There are many measures of fit for nonlinear regression models and there is no consensus which one should be reported. The situation is even more complicated because there is no measure of fit that is generally meaningful. For models with a binary response variable like \(deny\) one could use the following rule: If \(Y_i = 1\) and \(\widehat{P(Y_i|X_{i1}, \dots, X_{ik})} > 0.5\) or if \(Y_i = 0\) and \(\widehat{P(Y_i|X_{i1}, \dots, X_{ik})} < 0.5\), consider the \(Y_i\) as correctly predicted. Otherwise \(Y_i\) is said to be incorrectly predicted. The measure of fit is the share of correctly predicted observations.
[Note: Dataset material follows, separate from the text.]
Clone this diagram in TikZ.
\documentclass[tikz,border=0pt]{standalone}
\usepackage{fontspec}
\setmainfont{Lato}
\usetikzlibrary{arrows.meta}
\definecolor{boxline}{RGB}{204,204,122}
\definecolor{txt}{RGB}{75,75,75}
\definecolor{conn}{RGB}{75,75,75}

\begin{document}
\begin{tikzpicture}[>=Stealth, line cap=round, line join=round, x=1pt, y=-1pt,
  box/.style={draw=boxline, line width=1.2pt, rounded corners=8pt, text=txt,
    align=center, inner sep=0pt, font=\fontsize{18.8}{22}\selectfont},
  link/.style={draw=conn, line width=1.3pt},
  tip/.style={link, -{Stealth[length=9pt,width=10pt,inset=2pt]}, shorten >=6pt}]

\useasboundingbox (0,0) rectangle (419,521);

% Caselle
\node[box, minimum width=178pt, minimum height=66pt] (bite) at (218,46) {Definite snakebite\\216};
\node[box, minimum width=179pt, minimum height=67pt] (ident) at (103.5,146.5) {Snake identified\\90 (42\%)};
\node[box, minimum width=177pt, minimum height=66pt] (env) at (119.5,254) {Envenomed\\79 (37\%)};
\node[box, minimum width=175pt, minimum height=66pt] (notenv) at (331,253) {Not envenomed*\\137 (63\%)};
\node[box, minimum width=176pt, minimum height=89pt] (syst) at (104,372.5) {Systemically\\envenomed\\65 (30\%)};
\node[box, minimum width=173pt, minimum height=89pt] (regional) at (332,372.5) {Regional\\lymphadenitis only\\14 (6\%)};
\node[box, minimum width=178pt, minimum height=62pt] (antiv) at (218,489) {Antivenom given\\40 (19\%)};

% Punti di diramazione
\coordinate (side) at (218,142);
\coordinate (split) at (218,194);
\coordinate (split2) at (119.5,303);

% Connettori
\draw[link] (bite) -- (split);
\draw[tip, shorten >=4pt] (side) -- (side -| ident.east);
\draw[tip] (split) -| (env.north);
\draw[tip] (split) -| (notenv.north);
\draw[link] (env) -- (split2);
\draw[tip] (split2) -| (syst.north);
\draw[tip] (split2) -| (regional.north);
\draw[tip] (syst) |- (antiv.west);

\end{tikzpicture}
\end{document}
The downside of such an approach is that it does not mirror the quality of the prediction: whether \(\widehat{P(Y_i = 1|X_{i1}, \dots, X_{ik}) = 0.51}\) or \(\widehat{P(Y_i =1|X_{i1}, \dots, X_{ik}) = 0.99}\) is not reflected, we just predict \(Y_i = 1\).8

An alternative to the latter are so called pseudo-\(R^2\) measures. In order to measure the quality of the fit, these measures compare the value of the maximized (log-)likelihood of the model with all regressors (the full model) to the likelihood of a model with no regressors (null model, regression on a constant).
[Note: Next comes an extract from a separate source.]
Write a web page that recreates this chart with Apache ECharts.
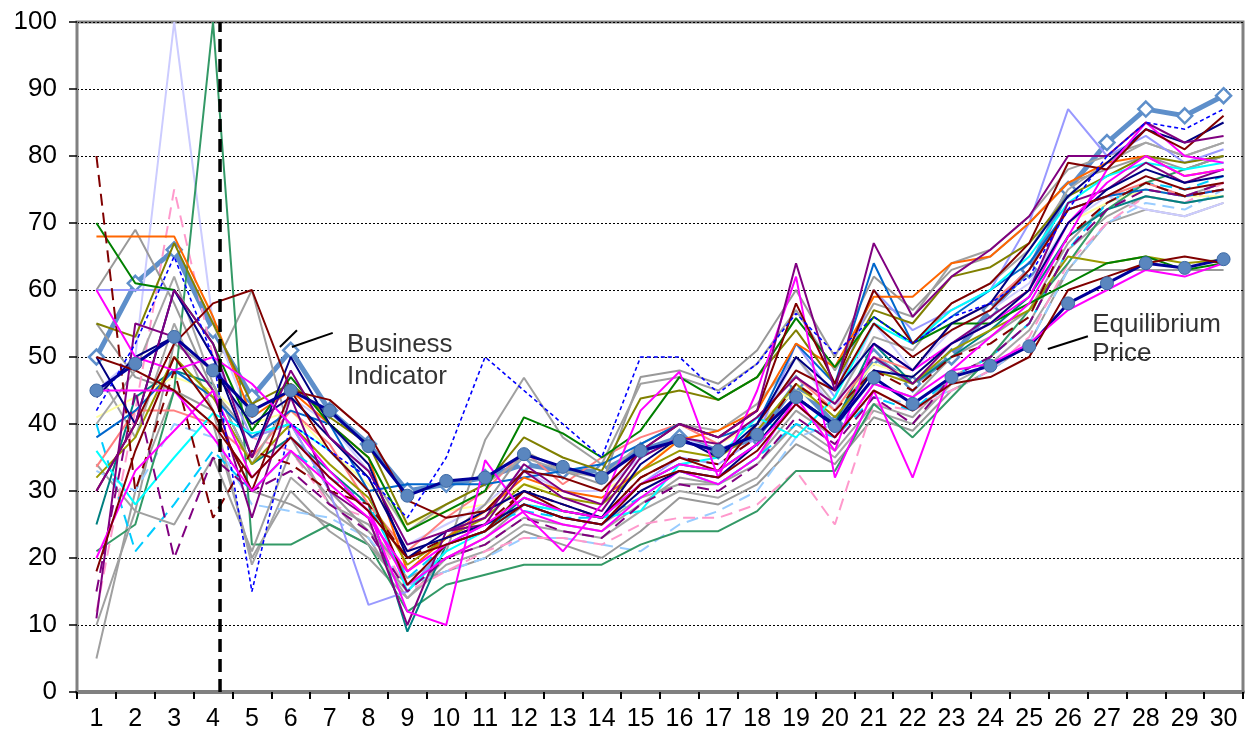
<!DOCTYPE html>
<html lang="en">
<head>
<meta charset="UTF-8">
<script src="https://cdn.jsdelivr.net/npm/echarts@6/dist/echarts.min.js"></script>
<title>business indicator</title>
<style>
  html, body { margin: 0; padding: 0; background: #fff; }
  #main { width: 1251px; height: 742px; }
</style>
</head>
<body>
<div id="main"></div>
<script type="text/javascript">
// periods on the x axis
let days = ['1','2','3','4','5','6','7','8','9','10','11','12','13','14','15',
            '16','17','18','19','20','21','22','23','24','25','26','27','28','29','30'];

// the two highlighted series
let bizIndicator = [50,61,66,54,44,51,42,37,30,31,32,34,33,33,36,38,36,38,46,40,50,46,50,57,63,75,82,87,86,89];
let equilibrium  = [45,49,53,48,42,45,42,36.7,29.3,31.5,32,35.5,33.6,32,36,37.5,36,38.4,44,39.7,46.9,43,47,48.7,51.6,58,61,64,63.3,64.6];

// individual traders
let blueDash     = [42,52,65,50,15,40,36,32,26,35,50,45,40,35,50,50,44.6,49,56.5,50.5,56,52,56,58,62,72,80,85,84,87];
let lilac        = [45,50,100,55,40,44,40,33,22,25,28,33,30,30,35,38,36,39,50,42,55,48,54,57,61,70,74,72,71,73];
let seaGreen     = [21,25,45,100,22,22,25,22,12,16,17.5,19,19,19,22,24,24,27,33,33,43,38,44,50,57,64,72,76,78,80];
let orange       = [68,68,68,56,41,45,40,35,18,23,27,32,30,29,33,37.6,39,42,52,48.5,59,59,64,65,70,76,79,80,77,78];
let green        = [70,61,60,52,39,47,40,35,24,27,30,41,38.6,35,39,47,43.6,47,55.8,48.5,56,52,55,55,58,61,64,65,63,64];
let olive        = [55,53,67,55,43,46,41,37,25,28,31,38,35,33,43.8,45,43.6,47,54,46,57,55,62,63.4,67,74,77,80,79,80];
let oliveLow     = [32,38,50,44,34,40,34,29,19,23,26,31,29,28,33,36,35,39,46,41,48,46,51,54,57,65,64,65,64,64.5];
let purpleTop    = [30,40,60,52,35,48,38,33,22,24,26,34,30,28,36,40,38,42,64,45,67,56,62,66,71,80,80,85,82,83];
let maroonA      = [30,40,52,58,60,45,43.6,38.6,28.6,26,27,33,32,30,36,40,38,42,58,46,60,52,58,61,67,79,78,84,81,86];
let maroonB      = [18,36,50,42,30,45,36,30,16,22,24,30,27,26,32,35,33,40,48,45,55,50,54,57,63,72,74,77,75,76];
let maroonLow    = [50,48,45,40,32,38,32,27,20,22,24,28,26,25,31,33,32,36,43,38,45,42,46,47,50,60,62,64,65,64];
let maroonDash   = [80,30,48,26,36,34,30,28,20,23,25,30,28,26,32,35,34,38,46,42,48,45,50,52,56,68,73,76,74,75];
let purpleDash   = [15,45,20,35,30,33,28,24,15,20,22,26,24,23,28,31,30,34,41,37,44,40,47,50,55,66,72,75,74,76];
let purpleB      = [11,55,53,45,26,44,30,26,10,24,25,33,29,27,35,38,37,41,47,43,50,46,52,56,60,73,75,79,76,78];
let magentaA     = [60,50,48,50,46,40,33,27,12,10,34.6,26.7,21,28,42,47.8,32,45,62,32,45,32,48,53,58,68,78,85,80,79];
let magentaB     = [45,45,45,38,30,36,31,26,18,22,25,29,27,26,31,34,33,37,43,38,46,44,48,49,52,57,60,63,62,64];
let magentaC     = [20,33,39,45,32,38,32,27,16,20,23,27,25,24,29,33,31,35,44,36,52,48,52,55,59,70,76,80,77,78];
let cyan         = [36,28,35,41.6,38.6,40,36,30,15,21,24,28,27,26,27,34,35,41,38,44,55,52,57,60,65,73,77,79,78,79];
let skyDash      = [40,21,28,36,30,36,32,28,17,22,25,27,26,26,29,33,31,35,40,38,44,42,47,50,55,66,73,76,75,77];
let paleBlueDash = [33,30,40,38,28,27,26,23,16,18,20,23,23,22,21,25,27,30,38,40,44,43,45,48,52,63,70,73,72,75];
let pinkDash     = [12,42,75,50,38,36,28,26,15,18,21,23,23,22,25,26,26,28,33,25,43,42,45,48,53,64,70,74,73,76];
let navyX1       = [50,40,60,50,35,50,40,34,20,24,27,30,28,26,34,38,35,40,50,45,52,48,55,58,66,74,79,84,82,85];
let navyX2       = [44,50,53,48,40,44,38,32,21,23,25,28,26,25,30,33,32,37,44,40,48,47,52,55,60,70,75,78,76,77];
let teal         = [25,44,48,46,34,38,33,28,9,22,24,29,27,26,31,34,33,37,44,40,52,46,50,54,59,68,72,74,73,74];
let midBlue      = [38,42,48,44,38,42,40,30,31,31,31,32,33,34,37,40,38,40,52,46,64,52,56,60,64,72,74,75,74,75];
let salmon       = [33.6,42,42,40,35,42,37,28,21,26,30,36,31,35,38,40,37,41,47,42,50,48,55,58,63,72,74,76,74,75];
let paleYellow   = [41,44,47,45,40,42,36,31,25,27,28,31,30,30,33,38,37,40,45,42,49,47,52,55,60,70,73,75,74,74];
let lavender     = [60,60,60,50,38,40,30,13,15,22,24,28,27,26,31,35,34,38,52,44,60,54,57,60,70,87,80,83,79,81];
let gray1        = [5,30,45,40,20,30,24,20,14,20,23,28,26,25,29,31,31,34,40,36,43,41,47,50,55,66,71,74,73,74];
let gray2        = [60,69,58,45,38,40,30,24,18,23,28,36,33,31,47,48,46,51,60,50,62,57,63,65,70,76,78,80,78,80];
let gray3        = [10,27,25,35,21,36,29,22,15,21,37.6,46.9,38,34,46,47,45,49,57,48,58,56,64,66,71,78,80,82,80,82];
let gray4        = [48,38,55,42,19,32,27,23,14,19,21,25,24,23,27,30,29,32,39,35,42,40,46,49,54,63,70,72,71,73];
let gray5        = [34,27,52,48,60,38,28,25,17,20,22,26,25,24,28,32,31,35,42,38,46,44,50,53,57,67,73,76,74,76];
let gray6        = [55,47,45,42,30,28,25,22,16,18,20,24,22,20,24,29,28,31,37,34,41,39,45,48,52,63,63,63,63,63];
let gray7        = [40,48,62,46,34,44,38,33,24,28,31,35,33,32,37,40,39,43,50,43,53,51,58,61,66,75,79,82,80,82];

// vertical marker and annotation anchors (x in period units, y in value units)
let cutPeriod = 4.18;
let bizLabelAt = [7.45, 49.4];
let bizLeader = [[[5.72, 51.5], [6.16, 54]], [[6.03, 51.5], [7.08, 53.6]]];
let eqLabelAt = [26.62, 52.7];
let eqLeader = [[25.48, 51.2], [26.51, 53.1]];

let tradersBack = [
  { data: gray1, color: '#a0a0a0' },
  { data: gray4, color: '#a6a6a6' },
  { data: gray6, color: '#999999' },
  { data: gray5, color: '#a0a0a0' },
  { data: paleYellow, color: '#ffffa0' },
  { data: paleBlueDash, color: '#99ccff', dash: [12, 7] },
  { data: pinkDash, color: '#ff99cc', dash: [12, 7] },
  { data: skyDash, color: '#00ccff', dash: [12, 7] },
  { data: lilac, color: '#ccccff' },
  { data: seaGreen, color: '#339966' },
  { data: teal, color: '#008080' },
  { data: salmon, color: '#ff8080' },
  { data: gray2, color: '#999999' },
  { data: gray3, color: '#a0a0a0' },
  { data: gray7, color: '#a6a6a6' },
  { data: lavender, color: '#9999ff' },
  { data: midBlue, color: '#0066cc' },
  { data: orange, color: '#ff6600' }
];
let tradersFront = [
  { data: olive, color: '#808000' },
  { data: oliveLow, color: '#999900' },
  { data: green, color: '#008000' },
  { data: cyan, color: '#00ffff' },
  { data: purpleDash, color: '#800080', dash: [12, 7] },
  { data: maroonDash, color: '#800000', dash: [12, 7] },
  { data: purpleB, color: '#800080' },
  { data: magentaC, color: '#ff00ff' },
  { data: navyX2, color: '#000080' },
  { data: maroonB, color: '#800000' },
  { data: navyX1, color: '#000080' },
  { data: magentaA, color: '#ff00ff' },
  { data: maroonA, color: '#800000' },
  { data: purpleTop, color: '#800080' },
  { data: blueDash, color: '#0000ff', dash: [4, 3], width: 1.6 }
];
let tradersTop = [
  { data: magentaB, color: '#ff00ff' },
  { data: maroonLow, color: '#800000' }
];

let font = 'Liberation Sans, Arial, sans-serif';
let myChart = echarts.init(document.getElementById('main'));

function traderSeries(t) {
  return {
    type: 'line',
    data: t.data,
    showSymbol: false,
    silent: true,
    lineStyle: { color: t.color, width: t.width || 2, type: t.dash || 'solid' }
  };
}

let series = tradersBack.map(traderSeries);

// drawn underneath the individual traders, like in the original
series.push({
  name: 'Business Indicator',
  type: 'line',
  z: 1,
  data: bizIndicator,
  symbol: 'diamond',
  symbolSize: 15,
  lineStyle: { color: '#5e8fca', width: 5 },
  itemStyle: { color: '#ffffff', borderColor: '#5e8fca', borderWidth: 2.5 }
});

series = series.concat(tradersFront.map(traderSeries));

series.push({
  name: 'Equilibrium Price',
  type: 'line',
  data: equilibrium,
  symbol: 'circle',
  symbolSize: 13,
  lineStyle: { color: '#000099', width: 3 },
  itemStyle: { color: '#5a86bf', borderColor: '#3d6aa5', borderWidth: 1 }
});

series = series.concat(tradersTop.map(traderSeries));

// dashed vertical cut line
series.push({
  type: 'line',
  xAxisIndex: 1,
  data: [[cutPeriod, 0], [cutPeriod, 100]],
  showSymbol: false,
  silent: true,
  z: 5,
  lineStyle: { color: '#000', width: 3.5, type: [13, 7] }
});

// leader lines for annotations
bizLeader.concat([eqLeader]).forEach(function (seg) {
  series.push({
    type: 'line',
    xAxisIndex: 1,
    data: seg,
    showSymbol: false,
    silent: true,
    z: 5,
    lineStyle: { color: '#000', width: 2 }
  });
});

// annotation texts
series.push({
  type: 'scatter',
  xAxisIndex: 1,
  symbolSize: 0,
  silent: true,
  z: 6,
  data: [
    { value: bizLabelAt, label: { formatter: 'Business\nIndicator', lineHeight: 32 } },
    { value: eqLabelAt, label: { formatter: 'Equilibrium\nPrice', lineHeight: 29 } }
  ],
  label: {
    show: true,
    position: 'right',
    distance: 0,
    color: '#000',
    fontSize: 26,
    fontFamily: font,
    align: 'left'
  }
});

let option = {
  animation: false,
  backgroundColor: '#fff',
  grid: {
    left: 77, right: 8, top: 22, bottom: 50,
    show: true,
    borderColor: '#808080',
    borderWidth: 3
  },
  xAxis: [{
    type: 'category',
    data: days,
    boundaryGap: true,
    axisLine: { lineStyle: { color: '#808080', width: 4 } },
    axisTick: { show: true, length: 7, lineStyle: { color: '#000', width: 2 } },
    axisLabel: { color: '#000', fontSize: 25, fontFamily: font, margin: 15, interval: 0 },
    splitLine: { show: false }
  }, {
    type: 'value',
    min: 0.5,
    max: 30.5,
    show: false
  }],
  yAxis: {
    type: 'value',
    min: 0,
    max: 100,
    interval: 10,
    axisLine: { show: true, lineStyle: { color: '#808080', width: 2 } },
    axisTick: { show: true, length: 8, lineStyle: { color: '#000', width: 1.5 } },
    axisLabel: { color: '#000', fontSize: 26, fontFamily: font, margin: 20 },
    splitLine: { show: true, lineStyle: { color: '#000', width: 1, type: [2, 2] } }
  },
  series: series
};

myChart.setOption(option);
</script>
</body>
</html>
For example, consider a Probit regression. The \(\text{pseudo-}R^2\) is given by \[\text{pseudo-}R^2 = 1 - \frac{\ln(f^{max}_{full})}{\ln(f^{max}_{null})}\] where \(f^{max}_j \in [0,1]\) denotes the maximized likelihood for model \(j\).

The reasoning behind this is that the maximized likelihood increases as additional regressors are added to the model, similarly to the decrease in \(SSR\) when regressors are added in a linear regression model. If the full model has a similar maximized likelihood as the null model, the full model does not really improve upon a model that uses only the information in the dependent variable, so \(\text{pseudo-}R^2 \approx 0\). If the full model fits the data very well, the maximized likelihood should be close to \(1\) such that \(\ln(f^{max}_{full}) \approx 0\) and \(\text{pseudo-}R^2 \approx 1\). See Appendix 11.2 of the book for more on MLE and pseudo-\(R^2\) measures.
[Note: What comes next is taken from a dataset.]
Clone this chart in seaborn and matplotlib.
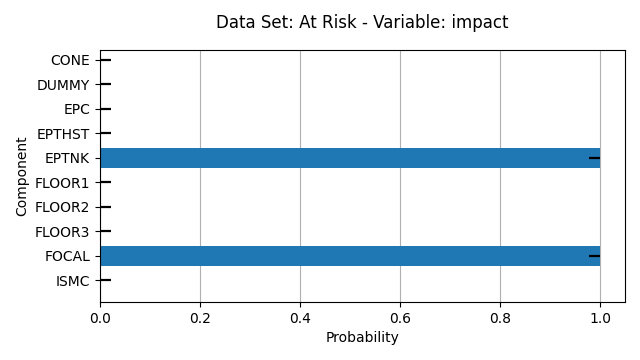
import numpy as np
import matplotlib
matplotlib.use("Agg")
import matplotlib.pyplot as plt
import seaborn as sns

# data
components = ["CONE", "DUMMY", "EPC", "EPTHST", "EPTNK",
              "FLOOR1", "FLOOR2", "FLOOR3", "FOCAL", "ISMC"]
probability = [0, 0, 0, 0, 1, 0, 0, 0, 1, 0]
err_low = [0, 0, 0, 0, 0.022, 0, 0, 0, 0.022, 0]
err_high = [0.022, 0.022, 0.022, 0.022, 0, 0.022, 0.022, 0.022, 0, 0.022]

fig = plt.figure(figsize=(6.4, 3.6), dpi=100)
ax = fig.add_axes([0.156, 0.161, 0.821, 0.700])

sns.barplot(x=probability, y=components, orient="h", color="#1f77b4",
            saturation=1, errorbar=None, width=0.8, ax=ax)

# error marks
ax.errorbar(probability, np.arange(len(components)), xerr=[err_low, err_high],
            fmt="none", ecolor="black", elinewidth=1.6, zorder=3)

ax.set_xlim(0, 1.05)
ax.set_ylim(9.88, -0.4)
ax.set_xticks([0.0, 0.2, 0.4, 0.6, 0.8, 1.0])
ax.grid(axis="x", color="#b0b0b0", linewidth=0.8)
ax.grid(axis="y", visible=False)
ax.set_axisbelow(True)
for s in ax.spines.values():
    s.set_visible(True)
    s.set_color("black")

ax.set_title("Data Set: At Risk - Variable: impact", fontsize=12, pad=16)
ax.set_xlabel("Probability", fontsize=10)
ax.set_ylabel("Component", fontsize=10)
ax.tick_params(labelsize=10)

fig.savefig("out.png", dpi=100)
summary() does not report \(\text{pseudo-}R^2\) for models estimated by glm() but we can use the entries residual deviance (deviance) and null deviance (null.deviance) instead. These are computed as \[\text{deviance} = -2 \times \left[\ln(f^{max}_{saturated}) - \ln(f^{max}_{full}) \right]\] and

\[\text{null deviance} = -2 \times \left[\ln(f^{max}_{saturated}) - \ln(f^{max}_{null}) \right]\] where \(f^{max}_{saturated}\) is the maximized likelihood for a model which assumes that each observation has its own parameter (there are \(n+1\) parameters to be estimated which leads to a perfect fit). For models with a binary dependent variable, it holds that \[\text{pseudo-}R^2 = 1 - \frac{\text{deviance}}{\text{null deviance}} = 1- \frac{\ln(f^{max}_{full})}{\ln(f^{max}_{null})}.\]

We now compute the \(\text{pseudo-}R^2\) for the augmented Probit model of mortgage denial.

# compute pseudo-R2 for the probit model of mortgage denial
pseudoR2 <- 1 - (denyprobit2$deviance) / (denyprobit2$null.deviance)
pseudoR2
## [1] 0.08594259

Another way to obtain the \(\text{pseudo-}R^2\) is to estimate the null model using glm() and extract the maximized log-likelihoods for both the null and the full model using the function logLik().

# compute the null model
denyprobit_null <- glm(formula = deny ~ 1, 
                       family = binomial(link = "probit"), 
                       data = HMDA)

# compute the pseudo-R2 using 'logLik'
1 - logLik(denyprobit2)[1]/logLik(denyprobit_null)[1]
## [1] 0.08594259

  1. This is in contrast to the case of a numeric dependent variable where we use the squared errors for assessment of the quality of the prediction.